What to do – Your task is to write out only the lines running from the line with "Emit a Python" to the line with "plt.rcParams['font.family'] = ['Lato', 'DejaVu", both ends kept, with no images.

Data records –
◇ ◇ ◇ ◇

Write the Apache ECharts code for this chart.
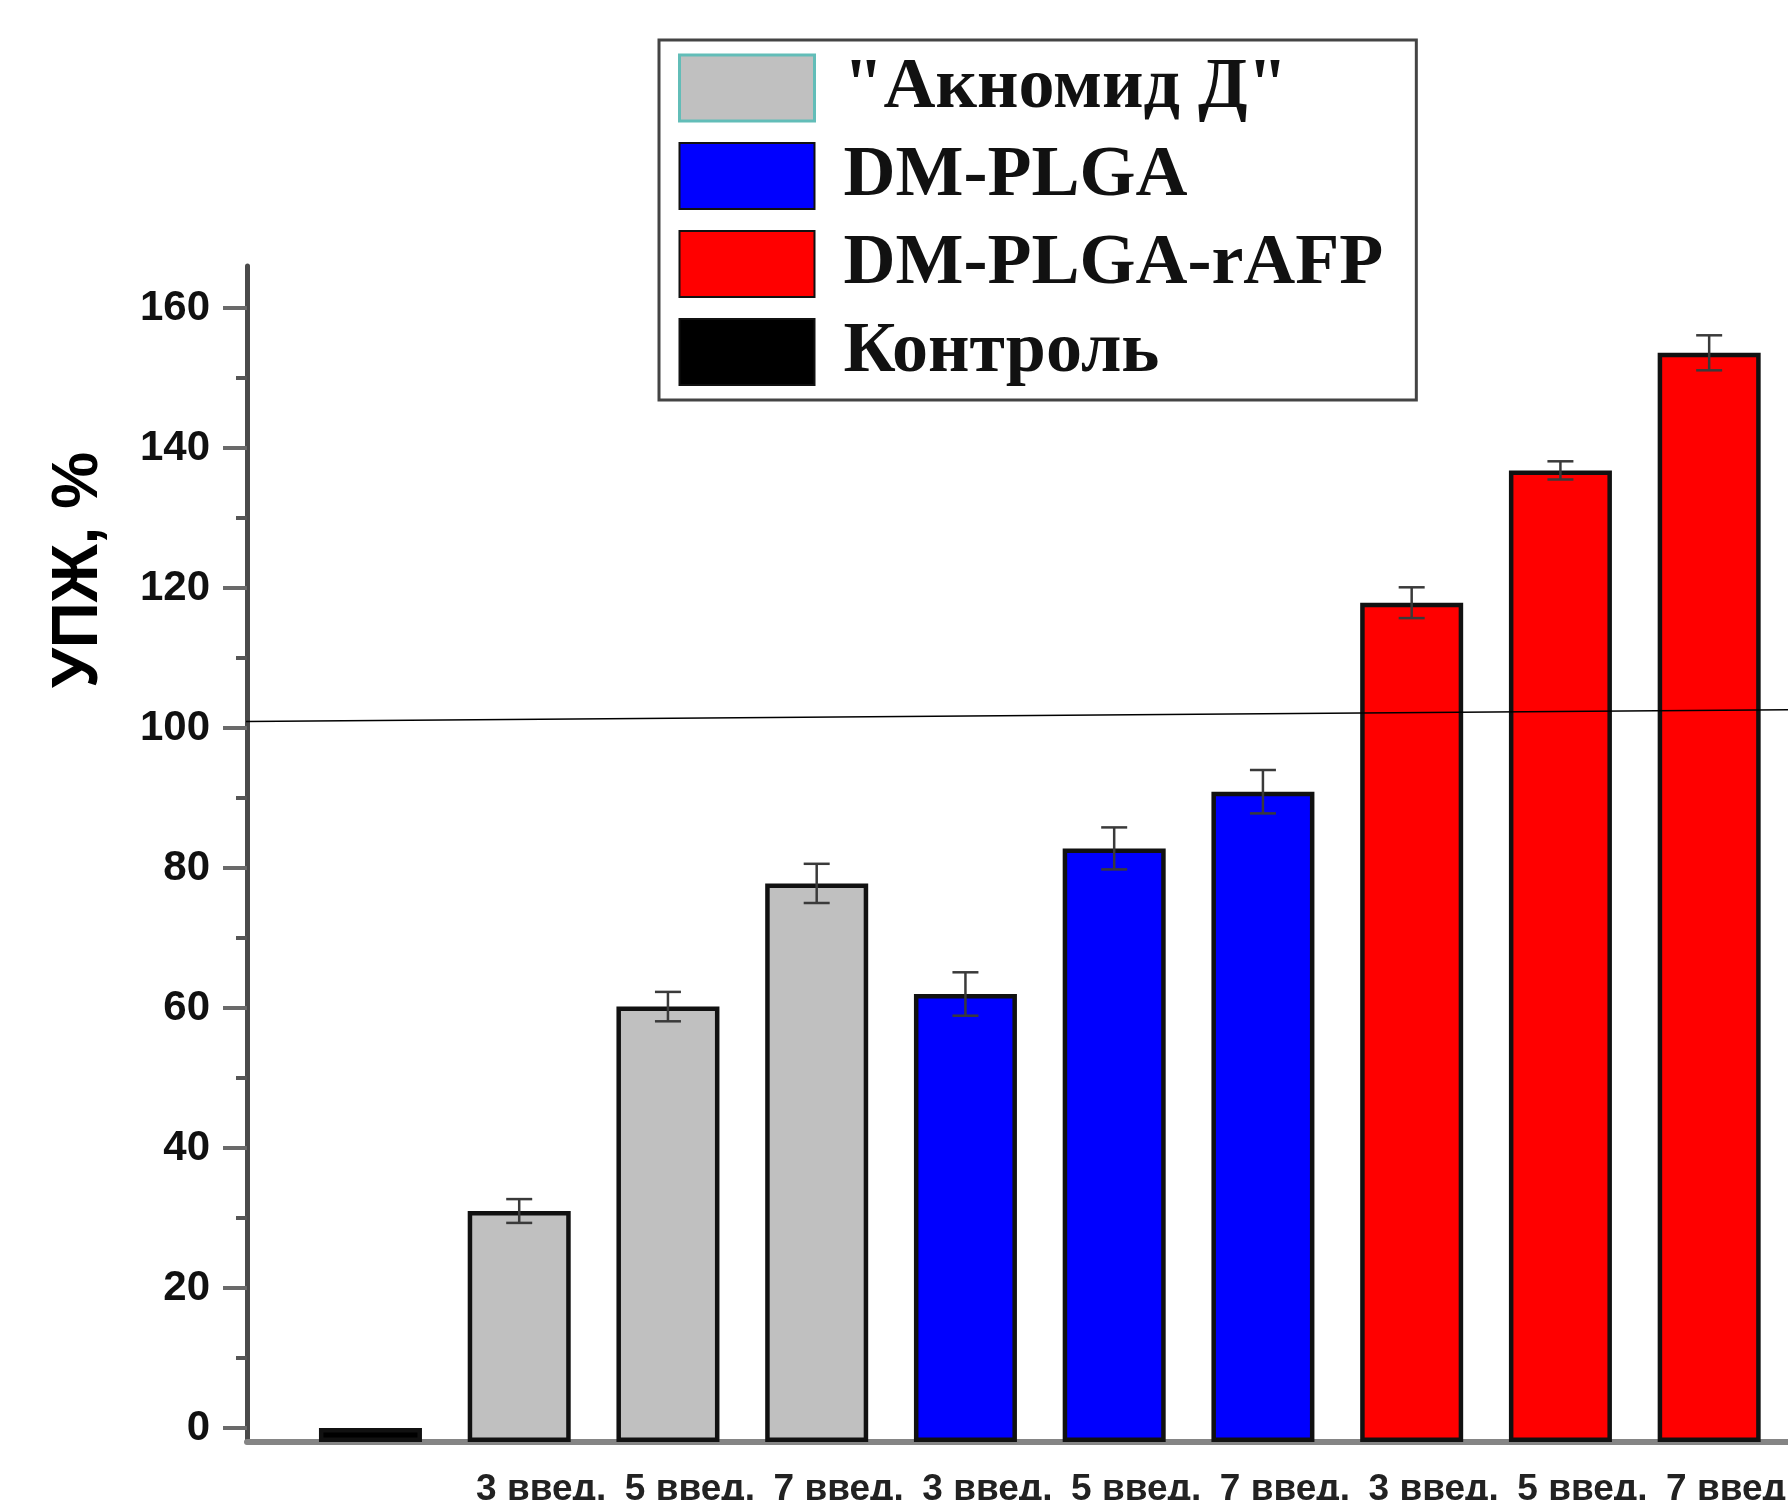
<!DOCTYPE html>
<html>
<head>
<meta charset="utf-8">
<script src="https://cdn.jsdelivr.net/npm/echarts@6/dist/echarts.min.js"></script>
<style>
html,body{margin:0;padding:0;background:#fff;}
#chart{width:1788px;height:1500px;}
</style>
</head>
<body>
<div id="chart"></div>
<script>
// ---- data ----
const seriesNames = ['"Акномид Д"', 'DM-PLGA', 'DM-PLGA-rAFP', 'Контроль'];
const slotLabels = ['', '3 введ.', '5 введ.', '7 введ.', '3 введ.', '5 введ.', '7 введ.', '3 введ.', '5 введ.', '7 введ.'];
const controlSlots = [1];
const controlValues = [0];
const aknSlots = [2, 3, 4];
const aknValues = [31.0, 60.2, 77.8];
const aknErrors = [1.7, 2.1, 2.8];
const dmSlots = [5, 6, 7];
const dmValues = [62.0, 82.8, 90.9];
const dmErrors = [3.1, 3.0, 3.1];
const rafpSlots = [8, 9, 10];
const rafpValues = [117.9, 136.8, 153.6];
const rafpErrors = [2.2, 1.3, 2.5];
const yMajorTicks = [0, 20, 40, 60, 80, 100, 120, 140, 160];
const yMinorTicks = [10, 30, 50, 70, 90, 110, 130, 150];
const refLineX = [-0.11, 10.53];
const refLineY = [100.9, 102.6];

// ---- helpers ----
const pairs = (xs, ys) => xs.map((x, i) => [x, ys[i]]);
const triples = (xs, ys, es) => xs.map((x, i) => [x, ys[i], es[i]]);
const labelSlots = slotLabels.map((_, i) => i + 1).filter((s, i) => slotLabels[i] !== '');

function barSeries(name, data, color) {
  return {
    name: name, type: 'bar', data: data, barWidth: 103, barGap: '-100%',
    itemStyle: { color: color, borderColor: '#111', borderWidth: 4.5 },
    z: 2
  };
}
function errSeries(data) {
  return {
    type: 'custom', data: data, z: 5, silent: true,
    renderItem: function (params, api) {
      const x = api.value(0), v = api.value(1), e = api.value(2);
      const top = api.coord([x, v + e]);
      const bot = api.coord([x, v - e]);
      const hw = 13;
      const st = { stroke: '#3a3a3a', lineWidth: 2.5 };
      return {
        type: 'group', children: [
          { type: 'line', shape: { x1: top[0], y1: top[1], x2: bot[0], y2: bot[1] }, style: st },
          { type: 'line', shape: { x1: top[0] - hw, y1: top[1], x2: top[0] + hw, y2: top[1] }, style: st },
          { type: 'line', shape: { x1: bot[0] - hw, y1: bot[1], x2: bot[0] + hw, y2: bot[1] }, style: st }
        ]
      };
    }
  };
}

const chart = echarts.init(document.getElementById('chart'), null, { renderer: 'canvas' });
const option = {
  backgroundColor: '#fff',
  animation: false,
  grid: { left: 247, right: 0, top: 266, bottom: 58, containLabel: false, outerBoundsMode: 'none' },
  xAxis: [{
    type: 'value', min: 0.17, max: 10.53,
    axisLine: { onZero: false, lineStyle: { color: '#858585', width: 6 } },
    axisTick: { show: false },
    splitLine: { show: false },
    axisLabel: {
      customValues: labelSlots,
      formatter: v => slotLabels[Math.round(v) - 1],
      fontFamily: '"Liberation Sans", Arial, sans-serif',
      fontWeight: 'bold', fontSize: 37, color: '#222', margin: 29,
      padding: [0, 0, 0, 44], hideOverlap: false, showMinLabel: true, showMaxLabel: true
    }
  }],
  yAxis: [{
    type: 'value', min: -2, max: 166, startValue: -2,
    axisLine: { show: true, onZero: false, lineStyle: { color: '#4a4a4a', width: 5 } },
    axisTick: { show: true, customValues: yMajorTicks, length: 24, lineStyle: { color: '#6a6a6a', width: 4 } },
    axisLabel: {
      customValues: yMajorTicks, margin: 37,
      fontFamily: '"Liberation Sans", Arial, sans-serif', fontWeight: 'bold', fontSize: 42, color: '#111'
    },
    splitLine: { show: false }
  }, {
    type: 'value', min: -2, max: 166, position: 'left', offset: 0,
    axisLine: { show: false },
    axisTick: { show: true, customValues: yMinorTicks, length: 11, lineStyle: { color: '#555', width: 4 } },
    axisLabel: { show: false },
    splitLine: { show: false }
  }],
  legend: {
    orient: 'vertical', left: 659, top: 40,
    itemWidth: 135, itemHeight: 66, itemGap: 16,
    padding: [12, 33, 12, 19],
    borderColor: '#444', borderWidth: 3, backgroundColor: '#fff',
    icon: 'rect',
    data: [
      { name: seriesNames[0], itemStyle: { borderColor: '#62bdb8', borderWidth: 3 } },
      { name: seriesNames[1] },
      { name: seriesNames[2] },
      { name: seriesNames[3] }
    ],
    textStyle: {
      fontFamily: '"Liberation Serif", "Times New Roman", serif', fontWeight: 'bold',
      fontSize: 72, color: '#111', padding: [0, 0, 0, 24]
    },
    selectedMode: false
  },
  graphic: [{
    type: 'text', x: 79, y: 570, rotation: Math.PI / 2,
    style: {
      text: 'УПЖ, %', fill: '#000', align: 'center', verticalAlign: 'middle',
      font: 'bold 64px "Liberation Sans", Arial, sans-serif'
    }
  }],
  series: [
    barSeries(seriesNames[0], pairs(aknSlots, aknValues), '#c0c0c0'),
    barSeries(seriesNames[1], pairs(dmSlots, dmValues), '#0000ff'),
    barSeries(seriesNames[2], pairs(rafpSlots, rafpValues), '#ff0000'),
    barSeries(seriesNames[3], pairs(controlSlots, controlValues), '#000000'),
    errSeries(triples(aknSlots, aknValues, aknErrors)),
    errSeries(triples(dmSlots, dmValues, dmErrors)),
    errSeries(triples(rafpSlots, rafpValues, rafpErrors)),
    {
      type: 'line', data: pairs(refLineX, refLineY), symbol: 'none', clip: false, z: 6,
      lineStyle: { color: '#000', width: 1.5 }, silent: true
    }
  ]
};
chart.setOption(option);
</script>
</body>
</html>
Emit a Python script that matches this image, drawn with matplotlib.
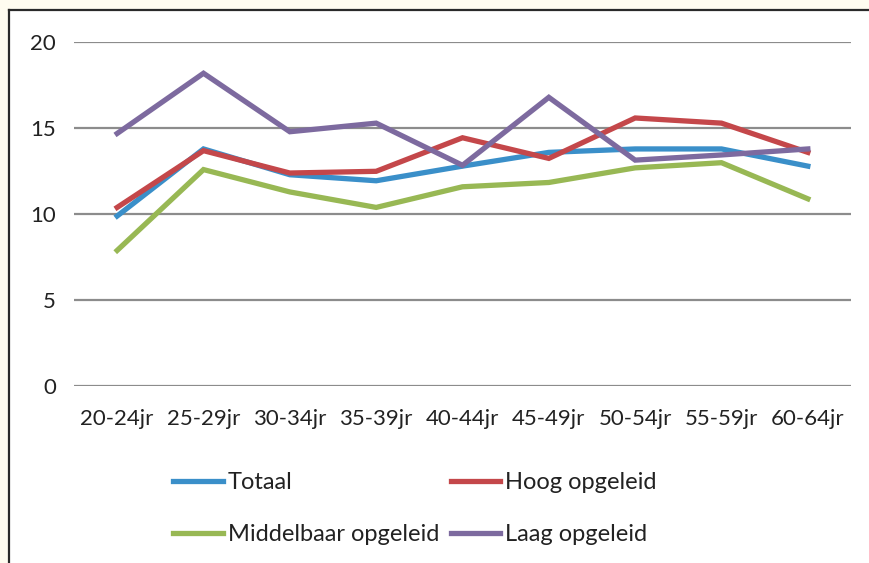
import numpy as np
import matplotlib
matplotlib.use("Agg")
import matplotlib.pyplot as plt
from matplotlib.lines import Line2D
from matplotlib.patches import Rectangle

plt.rcParams['font.family'] = ['Lato', 'DejaVu Sans']

# leeftijdsgroepen en percentages per opleidingsniveau
leeftijd = ["20-24jr", "25-29jr", "30-34jr", "35-39jr", "40-44jr",
            "45-49jr", "50-54jr", "55-59jr", "60-64jr"]
totaal = [9.9, 13.8, 12.3, 11.95, 12.8, 13.6, 13.8, 13.8, 12.8]
hoog = [10.4, 13.7, 12.4, 12.5, 14.45, 13.25, 15.6, 15.3, 13.6]
middelbaar = [7.9, 12.6, 11.3, 10.4, 11.6, 11.85, 12.7, 13.0, 10.9]
laag = [14.7, 18.2, 14.8, 15.3, 12.85, 16.8, 13.15, 13.45, 13.8]

series = [
    ("Totaal", totaal, "#3a8fc9"),
    ("Hoog opgeleid", hoog, "#c4474a"),
    ("Middelbaar opgeleid", middelbaar, "#98b854"),
    ("Laag opgeleid", laag, "#7d6a9f"),
]

fig = plt.figure(figsize=(8.69, 5.63), dpi=100)
fig.patch.set_facecolor("white")
W, H = 869, 563
# crèmekleurige strook links en boven, met donkere rand
creme = "#fffcf0"
fig.patches.append(Rectangle((0, 0), 8.5 / W, 1, transform=fig.transFigure,
                             facecolor=creme, edgecolor="none", zorder=0))
fig.patches.append(Rectangle((0, 1 - 9.5 / H), 1, 9.5 / H, transform=fig.transFigure,
                             facecolor=creme, edgecolor="none", zorder=0))
fig.lines.append(Line2D([8.5 / W, 8.5 / W], [0, 1 - 9.5 / H], transform=fig.transFigure,
                        color="#2a2a2a", lw=1.6))
fig.lines.append(Line2D([8.5 / W, 1], [1 - 9.5 / H, 1 - 9.5 / H], transform=fig.transFigure,
                        color="#2a2a2a", lw=1.6))

ax = fig.add_axes([74 / W, 1 - 386.3 / H, (851 - 74) / W, (386.3 - 42.3) / H])
ax.set_zorder(2)
ax.set_facecolor("none")
x = np.arange(len(leeftijd))
lijnen = {}
for naam, waarden, kleur in series:
    lijnen[naam], = ax.plot(x, waarden, color=kleur, lw=3.8, label=naam,
                            solid_joinstyle="miter", zorder=3)

ax.set_xlim(-0.5, len(leeftijd) - 0.5)
ax.set_ylim(0, 20)
ax.set_yticks([0, 5, 10, 15, 20])
ax.yaxis.grid(True, color="#8c8c8c", lw=1.6)
ax.set_axisbelow(True)
for s in ax.spines.values():
    s.set_visible(False)
ax.set_xticks(x)
ax.set_xticklabels(leeftijd)
ax.tick_params(axis="both", length=0, labelsize=16, colors="#222222")
ax.tick_params(axis="x", pad=16)
ax.tick_params(axis="y", pad=13)

# legenda rij voor rij: Totaal, Hoog / Middelbaar, Laag
volgorde = ["Totaal", "Middelbaar opgeleid", "Hoog opgeleid", "Laag opgeleid"]
leg = fig.legend([lijnen[n] for n in volgorde], volgorde, ncol=2, frameon=False,
                 loc="upper left", bbox_to_anchor=(152 / W, 1 - 451 / H), fontsize=17,
                 handlelength=2.1, handletextpad=0.2, columnspacing=0.5,
                 labelspacing=1.3)
for t in leg.get_texts():
    t.set_color("#222222")

fig.savefig("out.png", dpi=100, facecolor=fig.get_facecolor())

◇ ◇ ◇ ◇

Exercise result –
Emit a Python script that matches this image, drawn with matplotlib.
import numpy as np
import matplotlib
matplotlib.use("Agg")
import matplotlib.pyplot as plt
from matplotlib.lines import Line2D
from matplotlib.patches import Rectangle

plt.rcParams['font.family'] = ['Lato', 'DejaVu Sans']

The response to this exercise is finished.